If we take the second option – that of using our intellectual capacities to reason and analyse our way forward – we may appear at first sight to run the risk of cutting ourselves off entirely from the world of religious feeling and emotion, and losing that deep inner sensitivity and connectivity to what we imagine is a benevolent force guiding us towards a greater good, in which we personally triumph over all difficulties. But this is to forget how we got here in the first place, because for the ‘intellectual’ quest to have any real meaning for us, we must already have discovered, through our own direct and bitter experience, how superficial and unreliable the realm of our intimate personal religious imagination is, and how regularly our innermost certainties and sensitivities desert us just when we think we need them the most. This is not about a weakness of will, or a lack of faith, it is about fluffy imaginings fleeing before hard realities. Our intimate and innermost religious feelings are a comfort zone of our own design, and a key part of any evolution towards spiritual maturity is the acceptance that these feelings have to be transcended and abandoned in the light of their essentially infantile nature. The reason why angels don’t come to rescue you is because your angels exist only in your imagination, and it is in your own best interest to abandon magical thinking and to take a more realistic approach to life.
 
Where next ?  We have to abandon the life of the ‘heart’, and the life of the ‘soul’, and anything and everything to do with these sentimental capacities, because they lead only into the imagination, and the imagination itself is a dead end. Our imaginations cannot help us, even though we imagine they can. Our imaginations have a useful purpose in the functioning of everyday life, and are obviously of inestimable help in creativity, but they have limited value when it comes to metaphysical exploration, because they are unable to reach beyond themselves into realms which underpin our experiential matrix. If you try to imagine, for example, what ‘metaphysical enlightenment’ might entail, you will see that your imagination presents you with imagery of ‘omniscience’ and ‘psychic powers’ and ‘rapturous well-being’, which is almost pre-adolescent in its silliness. Your imagination is trying its best, but it has desperately transgressed its abilities.
 
So we have to turn to our thinking capacities: the intellect, in its widest sense, incorporating all our intellectual, thoughtful, contemplative and analytical faculties. We have to turn to our powers of impartial observation, sceptical reflection, and sceptical rationality, as the only resources at our disposal. We don’t thereby become unfeeling machines – we stay as we are – but we no longer cling desperately to the sentimental imaginings characteristic of childhood.
 
And if we turn to our intellectual, analytical and reflective capacities, we are soon likely to decide that it must be to our advantage to understand exactly how our experiential matrix informs us about what it informs us, and about what it fails to inform us, and everything in between. This is precisely what we are doing here, in exploring the elements of experiential existence, and trying to observe and understand them as accurately as possible. And the first step in that quest is to develop an appreciation of our most elemental capacity of all, namely our ability ‘to apprehend’, that is, to know, or to apperceive.
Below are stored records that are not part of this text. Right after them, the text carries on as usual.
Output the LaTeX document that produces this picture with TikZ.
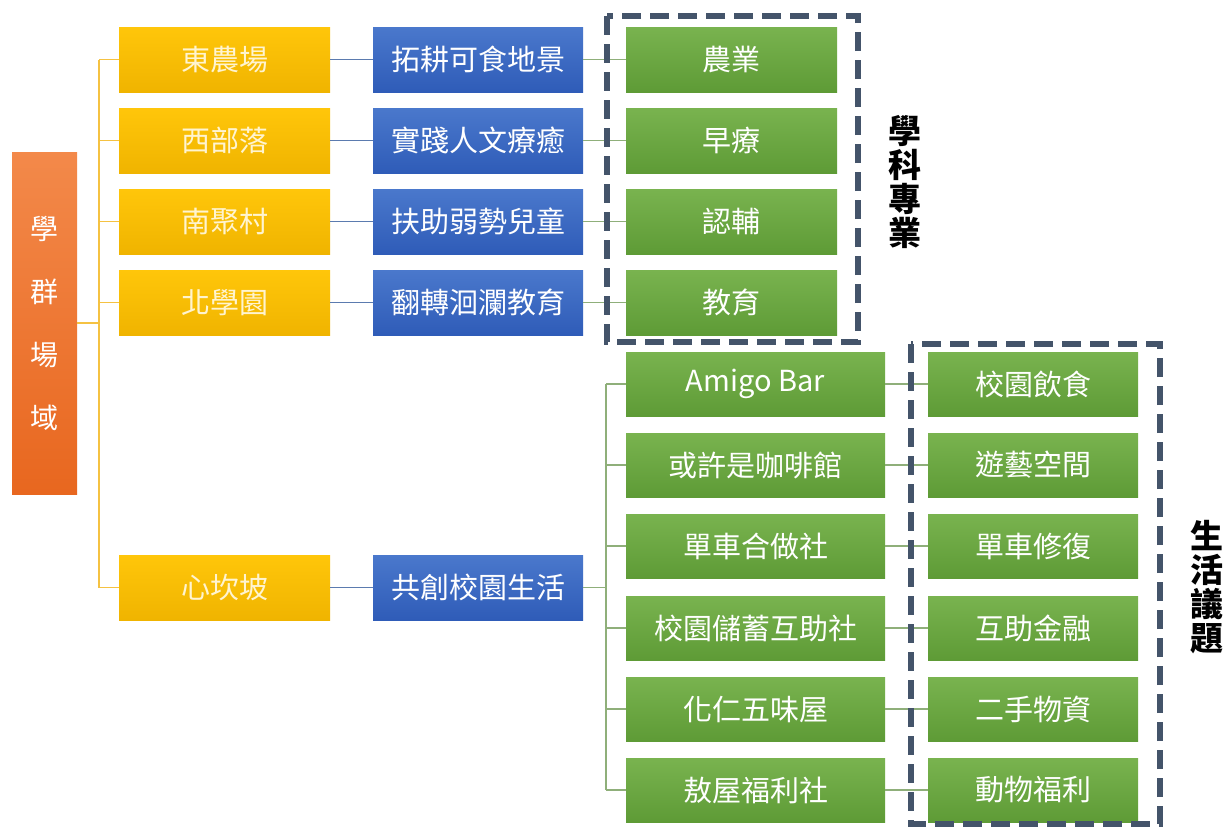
\documentclass[tikz,border=0pt]{standalone}
\usepackage{fontspec}
\setmainfont{Noto Sans CJK TC}
\definecolor{orgT}{HTML}{F3894A}
\definecolor{orgB}{HTML}{E8671F}
\definecolor{yelT}{HTML}{FFC60A}
\definecolor{yelB}{HTML}{F0B400}
\definecolor{bluT}{HTML}{4A78CC}
\definecolor{bluB}{HTML}{2F5CB8}
\definecolor{grnT}{HTML}{79B34F}
\definecolor{grnB}{HTML}{5E9B36}
\definecolor{dashc}{HTML}{44546A}
\definecolor{ylline}{HTML}{F5C242}
\definecolor{blline}{HTML}{5B7BAF}
\definecolor{gnline}{HTML}{8FAF7A}
\definecolor{ytext}{HTML}{FFF4D0}
\begin{document}
\begin{tikzpicture}[x=1pt,y=-1pt,
  boxbase/.style={rectangle, inner sep=0pt, font=\fontsize{29}{33}\selectfont},
  rootbox/.style={boxbase, minimum width=65pt, minimum height=342pt, top color=orgT, bottom color=orgB, text=white},
  rootchar/.style={font=\fontsize{28}{32}\selectfont, text=white, inner sep=0pt},
  ybox/.style={boxbase, minimum width=211pt, minimum height=65pt, top color=yelT, bottom color=yelB, text=ytext},
  bbox/.style={boxbase, minimum width=210pt, minimum height=65pt, top color=bluT, bottom color=bluB, text=white},
  gbox/.style={boxbase, minimum width=211pt, minimum height=65pt, top color=grnT, bottom color=grnB, text=white},
  gwbox/.style={boxbase, minimum width=259pt, minimum height=64pt, top color=grnT, bottom color=grnB, text=white},
  grbox/.style={boxbase, minimum width=210pt, minimum height=64pt, top color=grnT, bottom color=grnB, text=white},
  yline/.style={draw=ylline, line width=1.6pt},
  bline/.style={draw=blline, line width=1.3pt},
  gline/.style={draw=gnline, line width=1.3pt},
  dbox/.style={draw=dashc, line width=6pt, dash pattern=on 19pt off 9pt},
  sidelbl/.style={font=\fontsize{33}{37}\selectfont\bfseries, text=black, align=center, inner sep=0pt}
]
\useasboundingbox (0,0) rectangle (1226,828);
\fill[white] (0,0) rectangle (1226,828);

% root
\node[rootbox] (root) at (44.5,323) {};
\node[rootchar] (r1) at (44.5,229) {學};
\node[rootchar] (r2) at (44.5,292) {群};
\node[rootchar] (r3) at (44.5,355) {場};
\node[rootchar] (r4) at (44.5,418) {域};

% yellow column
\node[ybox] (y1) at (224.5,59.5) {東農場};
\node[ybox] (y2) at (224.5,140.5) {西部落};
\node[ybox] (y3) at (224.5,221.5) {南聚村};
\node[ybox] (y4) at (224.5,302.5) {北學園};
\node[ybox] (y5) at (224.5,587.5) {心坎坡};

% blue column
\node[bbox] (b1) at (478,59.5) {拓耕可食地景};
\node[bbox] (b2) at (478,140.5) {實踐人文療癒};
\node[bbox] (b3) at (478,221.5) {扶助弱勢兒童};
\node[bbox] (b4) at (478,302.5) {翻轉洄瀾教育};
\node[bbox] (b5) at (478,587.5) {共創校園生活};

% green column 1
\node[gbox] (g1) at (731.5,59.5) {農業};
\node[gbox] (g2) at (731.5,140.5) {早療};
\node[gbox] (g3) at (731.5,221.5) {認輔};
\node[gbox] (g4) at (731.5,302.5) {教育};

% green column 2
\node[gwbox] (h1) at (755.5,384) {Amigo Bar};
\node[gwbox] (h2) at (755.5,465) {或許是咖啡館};
\node[gwbox] (h3) at (755.5,546) {單車合做社};
\node[gwbox] (h4) at (755.5,628) {校園儲蓄互助社};
\node[gwbox] (h5) at (755.5,709) {化仁五味屋};
\node[gwbox] (h6) at (755.5,790) {敖屋福利社};

% green column 3
\node[grbox] (k1) at (1033,384) {校園飲食};
\node[grbox] (k2) at (1033,465) {遊藝空間};
\node[grbox] (k3) at (1033,546) {單車修復};
\node[grbox] (k4) at (1033,628) {互助金融};
\node[grbox] (k5) at (1033,709) {二手物資};
\node[grbox] (k6) at (1033,790) {動物福利};

% root tree connectors
\coordinate (tj) at (99,323);
\coordinate (ttop) at (99,59.5);
\coordinate (tbot) at (99,587.5);
\draw[yline] (root.east) -- (tj);
\draw[yline] (ttop) -- (tbot);
\foreach \n in {y1,y2,y3,y4,y5} \draw[yline] (tj |- \n.west) -- (\n.west);

% yellow -> blue
\foreach \i in {1,...,5} \draw[bline] (y\i.east) -- (b\i.west);

% blue -> green
\foreach \i in {1,...,4} \draw[gline] (b\i.east) -- (g\i.west);

% blue5 -> green column 2
\coordinate (sj) at (606,587.5);
\coordinate (stop) at (606,384);
\coordinate (sbot) at (606,790);
\draw[gline] (b5.east) -- (sj);
\draw[gline] (stop) -- (sbot);
\foreach \i in {1,...,6} \draw[gline] (sj |- h\i.west) -- (h\i.west);

% green column 2 -> column 3
\foreach \i in {1,...,6} \draw[gline] (h\i.east) -- (k\i.west);

% dashed group boxes
\coordinate (d1a) at (607,16);
\coordinate (d1b) at (858,342);
\draw[dbox] (d1a) rectangle (d1b);
\coordinate (d2a) at (911,344);
\coordinate (d2b) at (1160,824);
\draw[dbox] (d2a) rectangle (d2b);

% side labels
\node[sidelbl] (lab1) at (905,182) {學\\[-3pt]科\\[-3pt]專\\[-3pt]業};
\node[sidelbl] (lab2) at (1207,587) {生\\[-3pt]活\\[-3pt]議\\[-3pt]題};
\end{tikzpicture}
\end{document}
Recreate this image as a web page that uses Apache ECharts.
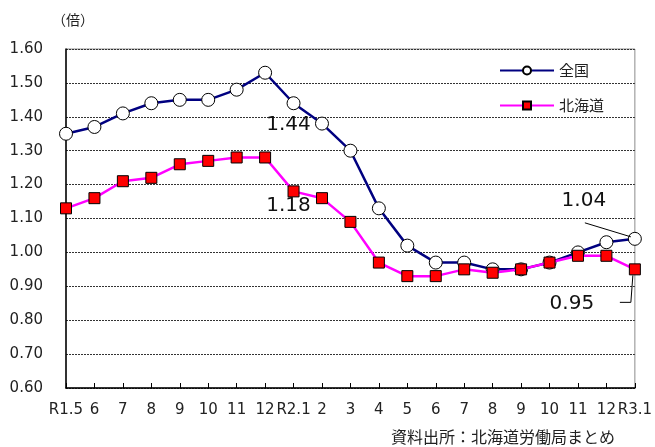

That is, at the very least, a start.
 
But, getting right back to the question which provoked this study in the first place, how does it help us to know these things ? And does it advance our spiritual quest ? Well, even to be able to start to recognise and acknowledge that knowing/apprehending is the basis of all existence, at least points you in the right direction, and in a direction which indicates that spirituality is about the lucidity at the base of everything; and that spiritual fulfilment is about finding a way for the lucidity at the base of everything to, as it were, ‘awaken onto itself’. Spirituality is not about mysticism, religious sensitivity, holiness and sacred states of consciousness, it is about insight into the ‘knowing capacity’ which underlies all that we know and experience. Genuine spirituality, for reasons which we’re outlining here, transcends mysticism, religious sensitivity, holiness, sacred states of consciousness, as well as everything else, because it is directed towards the lucidity which is prior to any and all experiential possibilities, no matter how profound or exalted these experiential possibilities may appear to be.
 
And being pointed in the right direction has an immediate practical benefit, though one which may take some time to appreciate, and integrate into one’s life. When we accept that it is towards our capacity for knowing lucidity that we need to turn our attention – easier said than done – we can at least begin to free ourselves from the dreadful torment of having to rely on our innermost supposedly religious feelings, and moods, and sensitivities for spiritual guidance. For most people, these intimate feelings and moods and sensitivities – feelings of an innermost self-righteousness, and a reassuring sense of holiness – are all that spirituality really amounts to, and they guard and nurture them for dear life. And the immersive exploration of these supposedly spiritual feelings and moods and sensitivities, leading to altered states of consciousness is essentially what mysticism is all about, and New Age religion is entirely concerned with nurturing, encouraging and perpetuating a connectivity to this inner realm. But mystical testimony is, if you approach it objectively, as much an account of mental affliction and straightforward mental illness as it is with rapture and bliss, and only someone wilfully foolish would go down that path if offered the alternative.   
 
So our spiritual quest is immeasurably advanced simply by realising that our lodestar is not well-being and happiness, but insight, and insightful knowledge into our metaphysical lucidity. Whatever it is which allows us to experience experience in the first instance, is itself not constrained by that experience which it presents for apprehending, so in itself it is neither positive, nor negative; neither happy, nor miserable. Appreciating this is one of the first steps towards spiritual enlightenment.
 
The point about spiritual metaphysics, wholly based in the pursuit of lucid insight and not in the nurturing of religious feelings, is that it frees you from the prison of feelings and moods, and offers you a means of engagement with the elemental capacities of your being without having to worry about ‘how you feel’ from moment to moment. Dread and anxiety and poisonous moods are always just around the corner, especially if you are of a sensitive disposition, always threatening to break your equilibrium and overturn your whole sense of self; and the appreciation of a quite different set of principles – those of insight – at least offer a door to another possibility. Of course this doesn’t instantly put paid to dread and anxiety and poisonous moods, but it does show you that there can be more to your being than simply struggling heroically for the feel-good factor.